None of which proves that the more elaborate Antikythera mechanism actually dates from half a millennium earlier. But this is an example of the sort of parallel one would like to see more of turn up.

All fair points, but even so, I’m looking for something that sets this apart from a device made in, say, the Victorian era, and I’m not seeing it. OK, there’s greek script on one of the parts, that wouldn’t be particularly surprising on a more modern machine, particularly if it was designed for use in, say, astrology or some such.

I suppose I’m just asking how did we arrive at the conclusion it is an ancient device? and how conclusively has that been established?

Basically context - it was found in an ancient Greek shipwreck. (Ideally, one would like to know more about the precise context of the find on the site, but that’s too late now.)

As I’ve already noted, there’s been no decisive scientific test (thus far).
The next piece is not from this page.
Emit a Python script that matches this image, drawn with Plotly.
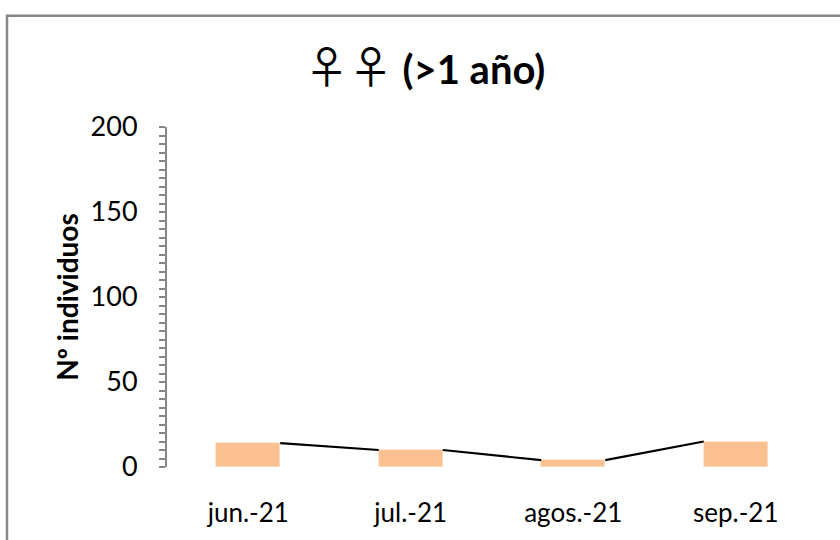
import plotly.graph_objects as go

# Monthly counts of adult females (>1 year)
months = ["jun.-21", "jul.-21", "agos.-21", "sep.-21"]
counts = [14, 10, 4, 15]

y_ticks = [0, 50, 100, 150, 200]

BAR_FRAC = 0.394          # bar width as a fraction of the category slot
BAR_COLOR = "#FAC090"
AXIS_GRAY = "#868686"
FONT = "Lato, 'Noto Sans', sans-serif"

x_pos = list(range(len(months)))

fig = go.Figure()

fig.add_trace(go.Bar(
    x=x_pos,
    y=counts,
    width=BAR_FRAC,
    marker=dict(color=BAR_COLOR, line=dict(width=0.6, color="#FDE3CC")),
    hoverinfo="x+y",
    showlegend=False,
))

# Series lines: join the top-right corner of each bar to the top-left of the next
for i in range(len(counts) - 1):
    fig.add_trace(go.Scatter(
        x=[x_pos[i] + BAR_FRAC / 2, x_pos[i + 1] - BAR_FRAC / 2],
        y=[counts[i], counts[i + 1]],
        mode="lines",
        line=dict(color="black", width=2.2),
        hoverinfo="skip",
        showlegend=False,
    ))

fig.update_layout(
    width=840,
    height=540,
    margin=dict(l=167, r=23, t=127, b=71),
    paper_bgcolor="white",
    plot_bgcolor="white",
    font=dict(family=FONT, color="black"),
    title=dict(
        text="<span style=\"font-family:'Noto Sans CJK JP';font-weight:normal;font-size:44px\">♀♀</span> (>1 año)",
        x=0.506, xref="container", xanchor="center",
        y=1 - 70 / 540, yref="container", yanchor="middle",
        font=dict(family=FONT, size=40, color="black", weight="bold"),
    ),
    bargap=0,
)

fig.update_xaxes(
    range=[-0.5, len(months) - 0.5],
    tickmode="array",
    tickvals=x_pos,
    ticktext=months,
    tickfont=dict(size=26, family=FONT, color="black"),
    showline=False,
    showgrid=False,
    zeroline=False,
    ticks="",
    ticklabelstandoff=28,
    fixedrange=True,
)

fig.update_yaxes(
    range=[0, 200],
    tickmode="array",
    tickvals=y_ticks,
    ticktext=[str(v) for v in y_ticks],
    tickfont=dict(size=27, family=FONT, color="black"),
    showline=True,
    linecolor=AXIS_GRAY,
    linewidth=2,
    ticks="outside",
    ticklen=6,
    tickwidth=2,
    tickcolor=AXIS_GRAY,
    minor=dict(dtick=5, ticks="outside", ticklen=6, tickwidth=1.5, tickcolor=AXIS_GRAY, showgrid=False),
    showgrid=False,
    zeroline=False,
    ticklabelstandoff=16,
    title=dict(text="Nº individuos", font=dict(size=28, family=FONT, color="black", weight="bold"), standoff=4),
    fixedrange=True,
)

# Chart-area border (runs off the right and bottom edges of the page)
fig.add_shape(
    type="rect", xref="paper", yref="paper",
    x0=(7 - 167) / 650, x1=1.2, y0=-0.4, y1=(469 - 15) / 342,
    line=dict(color=AXIS_GRAY, width=2.5),
    fillcolor="rgba(0,0,0,0)",
    layer="below",
)

fig.write_html("out.html")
None of the other dating evidence is quite decisive either.
Personally, I’d be surprised if it isn’t ancient, even though I think that dating it to the same date as the wreck especially makes it a particularly tantalising and puzzling find about which little can be concluded with certainty.

Of course, trying to figure out its function from the remains is still an interesting puzzle even if the conclusion were to be that it was some obscure 19th century orrary that had happened to be lost overboard in the same place.

But there are at least serious doubts about Price’s reconstruction?

Is it possible that The Antikythera Mechanism is nowhere near as sophisticated as some claim? Could it have some other function than astronomical? Could it be an odometer/ speedometer for instance?

An almost two-hour long lecture on the device from Tony Freeth, one of its discoverers, was given at Stanford and the vid was just published:

Thanks for the link. It will be a few days before I can watch it, but I’ve got it bookmarked.

What’s a few more days after more than a decade? :slight_smile:

There is a fascinating book by Jo Marchant on the subject: Amazon.com. It leaves me in not the slightest doubt. It goes into enormous detail.

Good news…

Scientists decipher purpose of mysterious astronomy tool made by ancient Greeks

Frustrating that they didn’t provide a translation.

The gear teeth of the device are unusual - they are all simple v-shaped notches. Modern clock gears tend to come in a variety of shapes, most usually a sort of rounded off square.